Moody's downgrades six Canadian banks but investor confidence remains intact.
Mario Draghi was in Italy yesterday to discuss supervision of Montei dei Paschi.
The yen rose overnight on profit taking but has weakened again this morning.
Markets Overnight
Moody’s has downgraded six Canadian banks because of high levels of consumer indebtedness and elevated housing prices. Toronto-Dominion Bank has lost its ‘AAA’ rating and is now rated ‘Aa1’. Investors still view the Canadian banks as strong and Canadian bank shares gained slightly yesterday. The Canadian dollar is trading close to a six-month low on signs of economic weakness.
ECB president Mario Draghi had an unannounced meeting yesterday with Italy’s finance minister Vittorio Grilli about the growing scandal in the Italian bank Montei dei Paschi, which last week received an additional EUR500m bailout because of losses on a handful of derivative contracts. Mario Draghi was governor of the Italian central bank in 2010 when inspection visits first revealed the problems in Montei dei Paschi. The scandal and bailout could become a problem for Mario Monti in the upcoming elections.
The government of Cyprus has apparently received the Eurogroup’s support for its request to the Russian Federation for a five-year extension of a EUR2.5bn loan according to Dow Jones Newswire. The Eurogroup and in particular Germany remains reluctant to give Cyprus much needed aid.
Financial Times is running a story on EUR100bn in private funds flowing back to the euro area periphery countries late last year as sentiment improved following ECB’s OMT announcement in September. This is an important reversal of the previous capital flights.
The Reserve Bank of India cut the repo rate by 0.25% to 4.0% this morning.
US Treasury 10-year yields briefly touched 2.0% Monday afternoon but then fell back and traded at 1.97% when the US session ended. Two-year yields rose slightly but then fell back and closed at 0.28%.
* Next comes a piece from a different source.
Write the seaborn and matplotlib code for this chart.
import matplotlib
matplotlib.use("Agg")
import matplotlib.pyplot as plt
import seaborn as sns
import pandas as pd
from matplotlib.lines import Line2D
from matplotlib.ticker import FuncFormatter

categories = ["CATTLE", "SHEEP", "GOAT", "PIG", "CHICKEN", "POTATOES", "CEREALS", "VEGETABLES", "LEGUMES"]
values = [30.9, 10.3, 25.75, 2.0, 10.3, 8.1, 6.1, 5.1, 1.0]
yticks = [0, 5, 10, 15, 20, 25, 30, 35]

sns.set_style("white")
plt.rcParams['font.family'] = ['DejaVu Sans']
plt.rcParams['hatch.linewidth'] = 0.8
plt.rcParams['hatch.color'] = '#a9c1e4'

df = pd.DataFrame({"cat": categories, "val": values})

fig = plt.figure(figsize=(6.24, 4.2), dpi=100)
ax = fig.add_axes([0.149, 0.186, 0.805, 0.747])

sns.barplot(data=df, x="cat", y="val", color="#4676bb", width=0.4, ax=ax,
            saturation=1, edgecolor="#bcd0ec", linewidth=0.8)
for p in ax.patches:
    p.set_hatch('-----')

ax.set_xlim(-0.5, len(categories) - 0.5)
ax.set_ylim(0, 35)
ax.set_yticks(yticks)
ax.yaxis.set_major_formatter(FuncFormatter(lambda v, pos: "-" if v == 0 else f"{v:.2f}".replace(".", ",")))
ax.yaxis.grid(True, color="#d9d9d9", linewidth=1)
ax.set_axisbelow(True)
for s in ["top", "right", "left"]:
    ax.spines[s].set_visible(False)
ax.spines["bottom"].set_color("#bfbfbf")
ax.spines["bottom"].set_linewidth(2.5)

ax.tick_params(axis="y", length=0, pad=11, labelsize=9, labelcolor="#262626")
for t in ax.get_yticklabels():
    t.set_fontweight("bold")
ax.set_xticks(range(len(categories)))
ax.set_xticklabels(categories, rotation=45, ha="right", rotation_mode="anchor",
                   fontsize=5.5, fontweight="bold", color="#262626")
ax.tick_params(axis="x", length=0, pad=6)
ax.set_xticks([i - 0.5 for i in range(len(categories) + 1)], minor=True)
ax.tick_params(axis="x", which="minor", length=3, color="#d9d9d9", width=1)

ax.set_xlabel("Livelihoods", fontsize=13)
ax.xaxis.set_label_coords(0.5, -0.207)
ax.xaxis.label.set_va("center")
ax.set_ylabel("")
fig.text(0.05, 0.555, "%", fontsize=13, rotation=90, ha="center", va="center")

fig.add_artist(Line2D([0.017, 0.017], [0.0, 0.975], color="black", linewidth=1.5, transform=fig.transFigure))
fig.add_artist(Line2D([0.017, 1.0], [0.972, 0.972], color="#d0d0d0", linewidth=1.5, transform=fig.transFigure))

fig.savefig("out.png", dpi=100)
In equity markets, the US session showed little direction with S&P500 and Dow Jones closing down 0.1% and Nasdaq up 0.15%. In the Asian session Nikkei has gained 0.5% while Hang Seng is trading in slightly negative territory.
In the FX markets, the yen rose against the majority of other currencies as investors took profit on technical indicators that it may have dropped too quickly and traded below 90.5 during the night. This morning the yen has weakened again and was briefly trading around 91.0. The British pound fell on concerns about the UK’s economic weakness and the risk of a triple-dip recession. The Brazilian real rallied after central bank intervention in the form of foreign exchange swap action took traders by surprise.